PROVIDED MATERIAL
********

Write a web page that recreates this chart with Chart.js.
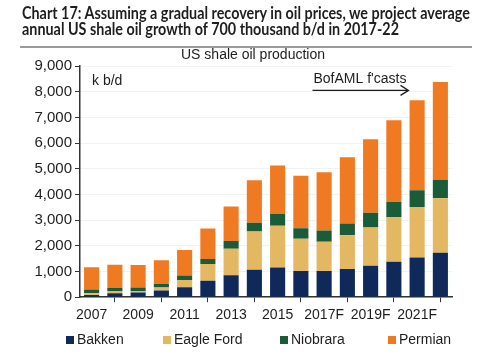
<!DOCTYPE html>
<html>
<head>
<meta charset="utf-8">
<script src="https://cdn.jsdelivr.net/npm/chart.js@4/dist/chart.umd.min.js"></script>
<style>
  html, body { margin: 0; padding: 0; background: #fff; }
  #wrap { position: relative; width: 480px; height: 355px; overflow: hidden; }
  #heading { position: absolute; left: 22px; top: 5px; font-family: Lato, "Open Sans", sans-serif; font-weight: 700; font-size: 16.5px; line-height: 16px; color: #1e1e1e; white-space: nowrap; transform-origin: 0 0; }
  #rule { position: absolute; left: 20px; top: 46px; width: 452px; height: 2px; background: #9a9a9a; }
  canvas { position: absolute; left: 0; top: 0; }
</style>
</head>
<body>
<div id="wrap">
  <canvas id="c" width="480" height="355"></canvas>
  <div id="heading"><div id="h1">Chart 17: Assuming a gradual recovery in oil prices, we project average</div><div id="h2">annual US shale oil growth of 700 thousand b/d in 2017-22</div></div>
  <div id="rule"></div>
</div>
<script>
// ---- data (k b/d) ----
const years = ['2007','2008','2009','2010','2011','2012','2013','2014','2015','2016','2017F','2018F','2019F','2020F','2021F','2022F'];
const bakken    = [ 90, 150, 180, 260, 390, 640, 850, 1070, 1160, 1020, 1020, 1100, 1220, 1380, 1550, 1730];
const eagleFord = [ 60,  95,  65, 115, 280, 650, 1040, 1490, 1620, 1260, 1140, 1310, 1490, 1740, 1960, 2120];
const niobrara  = [150, 115, 130, 140, 170, 200, 300, 340, 470, 400, 440, 460, 580, 600, 650, 720];
const permian   = [870, 900, 875, 925, 1000, 1180, 1340, 1650, 1880, 2050, 2260, 2580, 2860, 3170, 3510, 3810];
const yTicks = [0,1000,2000,3000,4000,5000,6000,7000,8000,9000];
const seriesNames = ['Bakken','Eagle Ford','Niobrara','Permian'];
const chartTitle = 'US shale oil production';
const unitLabel = 'k b/d';
const forecastLabel = "BofAML f'casts";

// fit heading width
(function(){
  const h = document.getElementById('heading');
  const w = document.getElementById('h1').getBoundingClientRect().width;
  h.style.transform = 'scaleX(' + (448 / w) + ')';
})();

const colors = ['#0f2a5a', '#e4b862', '#1b5c38', '#f07a22'];
const FONT = '"Liberation Sans", Arial, sans-serif';
const legendX = [66, 163, 280, 388];

const annot = {
  id: 'annot',
  afterDraw(chart) {
    const ctx = chart.ctx, ca = chart.chartArea, xs = chart.scales.x, ys = chart.scales.y;
    ctx.save();
    ctx.fillStyle = '#1e1e1e';
    ctx.textBaseline = 'middle';
    // chart title
    ctx.font = '14px ' + FONT;
    ctx.textAlign = 'center';
    ctx.fillText(chartTitle, 253, 55);
    ctx.textAlign = 'left';
    ctx.fillText(unitLabel, ca.left + 12, ys.getPixelForValue(8400));
    const half = (xs.getPixelForValue(1) - xs.getPixelForValue(0)) / 2;
    const x0 = xs.getPixelForValue(10) - half;
    const x1 = xs.getPixelForValue(14) - half;
    ctx.fillText(forecastLabel, x0 + 1, ys.getPixelForValue(8500));
    const ya = ys.getPixelForValue(8050);
    ctx.strokeStyle = '#1e1e1e';
    ctx.lineWidth = 1.3;
    ctx.beginPath();
    ctx.moveTo(x0, ya); ctx.lineTo(x1 + 3, ya);
    ctx.moveTo(x1 - 5, ya - 5); ctx.lineTo(x1 + 3, ya); ctx.lineTo(x1 - 5, ya + 5);
    ctx.stroke();
    // legend
    const ly = 340;
    chart.data.datasets.forEach((ds, i) => {
      ctx.fillStyle = ds.backgroundColor;
      ctx.fillRect(legendX[i], ly - 4, 8, 8);
      ctx.fillStyle = '#1e1e1e';
      ctx.fillText(ds.label, legendX[i] + 11, ly);
    });
    ctx.restore();
  }
};

new Chart(document.getElementById('c'), {
  type: 'bar',
  data: {
    labels: years,
    datasets: [
      { label: seriesNames[0], data: bakken,    backgroundColor: colors[0] },
      { label: seriesNames[1], data: eagleFord, backgroundColor: colors[1] },
      { label: seriesNames[2], data: niobrara,  backgroundColor: colors[2] },
      { label: seriesNames[3], data: permian,   backgroundColor: colors[3] }
    ]
  },
  options: {
    responsive: false,
    animation: false,
    devicePixelRatio: 1,
    datasets: { bar: { categoryPercentage: 1, barPercentage: 0.65 } },
    layout: { padding: { top: 66, right: 28, left: 0, bottom: 26 } },
    plugins: {
      tooltip: { enabled: false },
      title: { display: false },
      legend: { display: false }
    },
    scales: {
      x: {
        stacked: true,
        offset: true,
        grid: { offset: true, drawOnChartArea: false, drawTicks: true, tickLength: 5, tickColor: '#333' },
        border: { color: '#333', width: 1.5 },
        ticks: {
          autoSkip: false, maxRotation: 0, color: '#1e1e1e', padding: 5,
          font: { family: FONT, size: 14 },
          callback: (v, i) => (i % 2 === 0 ? years[i] : null)
        }
      },
      y: {
        stacked: true,
        min: yTicks[0], max: yTicks[yTicks.length - 1],
        afterBuildTicks: (s) => { s.ticks = yTicks.map(v => ({ value: v })); },
        afterFit: (s) => { s.width = 80; },
        grid: { color: 'rgba(0,0,0,0.05)', tickColor: '#333', tickLength: 5, drawTicks: true },
        border: { color: '#333', width: 1.5 },
        ticks: {
          color: '#1e1e1e', padding: 3,
          font: { family: FONT, size: 15 },
          callback: (v) => v.toLocaleString('en-US')
        }
      }
    }
  },
  plugins: [annot]
});
</script>
</body>
</html>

********

EXERCISE INSTRUCTIONS
In this exercise, set down all of the data exactly, without the pictures.

ANSWER TO THIS TASK
Write a web page that recreates this chart with Chart.js.
<!DOCTYPE html>
<html>
<head>
<meta charset="utf-8">
<script src="https://cdn.jsdelivr.net/npm/chart.js@4/dist/chart.umd.min.js"></script>
<style>
  html, body { margin: 0; padding: 0; background: #fff; }
  #wrap { position: relative; width: 480px; height: 355px; overflow: hidden; }
  #heading { position: absolute; left: 22px; top: 5px; font-family: Lato, "Open Sans", sans-serif; font-weight: 700; font-size: 16.5px; line-height: 16px; color: #1e1e1e; white-space: nowrap; transform-origin: 0 0; }
  #rule { position: absolute; left: 20px; top: 46px; width: 452px; height: 2px; background: #9a9a9a; }
  canvas { position: absolute; left: 0; top: 0; }
</style>
</head>
<body>
<div id="wrap">
  <canvas id="c" width="480" height="355"></canvas>
  <div id="heading"><div id="h1">Chart 17: Assuming a gradual recovery in oil prices, we project average</div><div id="h2">annual US shale oil growth of 700 thousand b/d in 2017-22</div></div>
  <div id="rule"></div>
</div>
<script>
// ---- data (k b/d) ----
const years = ['2007','2008','2009','2010','2011','2012','2013','2014','2015','2016','2017F','2018F','2019F','2020F','2021F','2022F'];
const bakken    = [ 90, 150, 180, 260, 390, 640, 850, 1070, 1160, 1020, 1020, 1100, 1220, 1380, 1550, 1730];
const eagleFord = [ 60,  95,  65, 115, 280, 650, 1040, 1490, 1620, 1260, 1140, 1310, 1490, 1740, 1960, 2120];
const niobrara  = [150, 115, 130, 140, 170, 200, 300, 340, 470, 400, 440, 460, 580, 600, 650, 720];
const permian   = [870, 900, 875, 925, 1000, 1180, 1340, 1650, 1880, 2050, 2260, 2580, 2860, 3170, 3510, 3810];
const yTicks = [0,1000,2000,3000,4000,5000,6000,7000,8000,9000];
const seriesNames = ['Bakken','Eagle Ford','Niobrara','Permian'];
const chartTitle = 'US shale oil production';
const unitLabel = 'k b/d';
const forecastLabel = "BofAML f'casts";

// fit heading width
(function(){
  const h = document.getElementById('heading');
  const w = document.getElementById('h1').getBoundingClientRect().width;
  h.style.transform = 'scaleX(' + (448 / w) + ')';
})();

const colors = ['#0f2a5a', '#e4b862', '#1b5c38', '#f07a22'];
const FONT = '"Liberation Sans", Arial, sans-serif';
const legendX = [66, 163, 280, 388];

const annot = {
  id: 'annot',
  afterDraw(chart) {
    const ctx = chart.ctx, ca = chart.chartArea, xs = chart.scales.x, ys = chart.scales.y;
    ctx.save();
    ctx.fillStyle = '#1e1e1e';
    ctx.textBaseline = 'middle';
    // chart title
    ctx.font = '14px ' + FONT;
    ctx.textAlign = 'center';
    ctx.fillText(chartTitle, 253, 55);
    ctx.textAlign = 'left';
    ctx.fillText(unitLabel, ca.left + 12, ys.getPixelForValue(8400));
    const half = (xs.getPixelForValue(1) - xs.getPixelForValue(0)) / 2;
    const x0 = xs.getPixelForValue(10) - half;
    const x1 = xs.getPixelForValue(14) - half;
    ctx.fillText(forecastLabel, x0 + 1, ys.getPixelForValue(8500));
    const ya = ys.getPixelForValue(8050);
    ctx.strokeStyle = '#1e1e1e';
    ctx.lineWidth = 1.3;
    ctx.beginPath();
    ctx.moveTo(x0, ya); ctx.lineTo(x1 + 3, ya);
    ctx.moveTo(x1 - 5, ya - 5); ctx.lineTo(x1 + 3, ya); ctx.lineTo(x1 - 5, ya + 5);
    ctx.stroke();
    // legend
    const ly = 340;
    chart.data.datasets.forEach((ds, i) => {
      ctx.fillStyle = ds.backgroundColor;
      ctx.fillRect(legendX[i], ly - 4, 8, 8);
      ctx.fillStyle = '#1e1e1e';
      ctx.fillText(ds.label, legendX[i] + 11, ly);
    });
    ctx.restore();
  }
};

new Chart(document.getElementById('c'), {
  type: 'bar',
  data: {
    labels: years,
    datasets: [
      { label: seriesNames[0], data: bakken,    backgroundColor: colors[0] },
      { label: seriesNames[1], data: eagleFord, backgroundColor: colors[1] },
      { label: seriesNames[2], data: niobrara,  backgroundColor: colors[2] },
      { label: seriesNames[3], data: permian,   backgroundColor: colors[3] }
    ]
  },
  options: {
    responsive: false,
    animation: false,
    devicePixelRatio: 1,
    datasets: { bar: { categoryPercentage: 1, barPercentage: 0.65 } },
    layout: { padding: { top: 66, right: 28, left: 0, bottom: 26 } },
    plugins: {
      tooltip: { enabled: false },
      title: { display: false },
      legend: { display: false }
    },
    scales: {
      x: {
        stacked: true,
        offset: true,
        grid: { offset: true, drawOnChartArea: false, drawTicks: true, tickLength: 5, tickColor: '#333' },
        border: { color: '#333', width: 1.5 },
        ticks: {
          autoSkip: false, maxRotation: 0, color: '#1e1e1e', padding: 5,
          font: { family: FONT, size: 14 },
          callback: (v, i) => (i % 2 === 0 ? years[i] : null)
        }
      },
      y: {
        stacked: true,
        min: yTicks[0], max: yTicks[yTicks.length - 1],
        afterBuildTicks: (s) => { s.ticks = yTicks.map(v => ({ value: v })); },
        afterFit: (s) => { s.width = 80; },
        grid: { color: 'rgba(0,0,0,0.05)', tickColor: '#333', tickLength: 5, drawTicks: true },
        border: { color: '#333', width: 1.5 },
        ticks: {
          color: '#1e1e1e', padding: 3,
          font: { family: FONT, size: 15 },
          callback: (v) => v.toLocaleString('en-US')
        }
      }
    }
  },
  plugins: [annot]
});
</script>
</body>
</html>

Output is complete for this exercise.